In a nutshell, this concept urges you to see everything as content, and make the most of the calls to action on your website, like email opt-in forms and 404 pages. Instead of ‘sign up to our email’ brands are making things fun and more engaging, with links like ‘Get our weekly email of awesomeness!’
That’s all well and good if you are in a brand with a vibrant, quirky personality. If your brand delivers fun in its marketing emails, you should make sure people know that they are great to read. But how could this be used for construction?
Construction industry examples
I was sceptical about whether this would be appropriate in the dry and technical constuction industry. Empire Cat, an Arizona machinery dealership have a fun 404 page (the web page that is returned when you follow an out-of-date link). Although the image is fun, showing a mechanic or assembly line employee searching in boxes, the key point for me is that it’s useful – the 404 page points the user back to the core links. via socialfresh and Empire Cat
Things take a sillier turn with this Russian construction company. The animated ‘under construction’ scene is relevant to what they do, but with the oddly captivating dancing stick man and cheesy Russian pop, you could actually linger and spend some time on this page. There is only one link back to the home page though, and it isn’t very obvious. via Gizmodo and kvartirakrasivo.ru
Lets take a step back. There are a minority of construction companies and product manufacturers doing these sorts of things. Very few are even capturing opt-in email addresses to build their own list, or using 404 pages to redirect people, let alone add a bit of humour to the mix. Do you have any examples? Let me know in the comments.
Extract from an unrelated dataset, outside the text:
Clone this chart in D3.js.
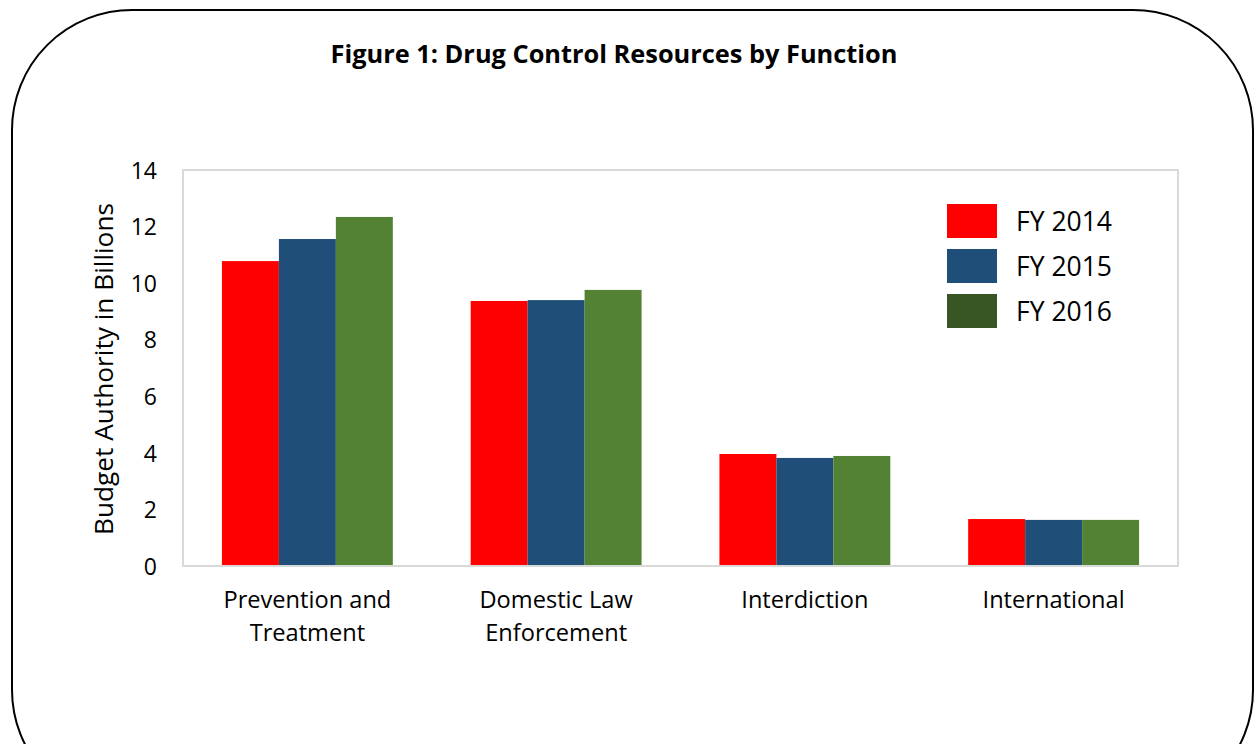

Further reading on FIWTSBS (Find Interesting Ways To Say Boring Stuff), and more highlights from Ann’s keynote presentation at: Ann Handley’s Fight For Good Content vs. Good Enough Content.
Making construction industry writing interesting
Over the years I have written about some pretty boring stuff. Cast iron bollards, hardwood benches and stainless steel drainage channel covers. It became a running joke that my colleagues and I were ‘street furniture nerds’. When out and about, you’d point out elements of the urban environment, to the bemusement of your friends.
However, the audience we write for, as construction industry marketers, aren’t interesting in ‘sexed up’ content – they just want the technical information. This is a phrase I’ve heard time and again, in different forms and from different angles, over the years.
In fact, the seemingly boring aspects of a product are often the most important. Is it 304 or 316 stainless steel? The answer is vitally important if the project is the renovation of a seaside promenade.
Companies often struggle to tell a compelling story in their case studies. Here’s another example – the you are selling tens of thousands of tons of gravel, how can you make it interesting? Your quarry has an on-site technical lab, testing the stone to ensure the material is of the necessary hardness – pretty nerdy, who is going to care about that? But this lab, and the fact that vast quantities of the material are held in stock at the yard and are dispatched daily via a fleet of loyal local hauliers becomes the critical element. The contractor had the guaranteed supply they needed to complete an important road infrastructure project.
These seemingly boring details could be the difference between a multi-million pound project finishing on time and on budget, or becoming a public relations fiasco, eroding the trust of investors or local people.
So for construction, I say don’t strive to make the writing overly interesting. Focus on the boring details – these are what keep the construction industry moving, they are what specifiers need. They just want the technical information.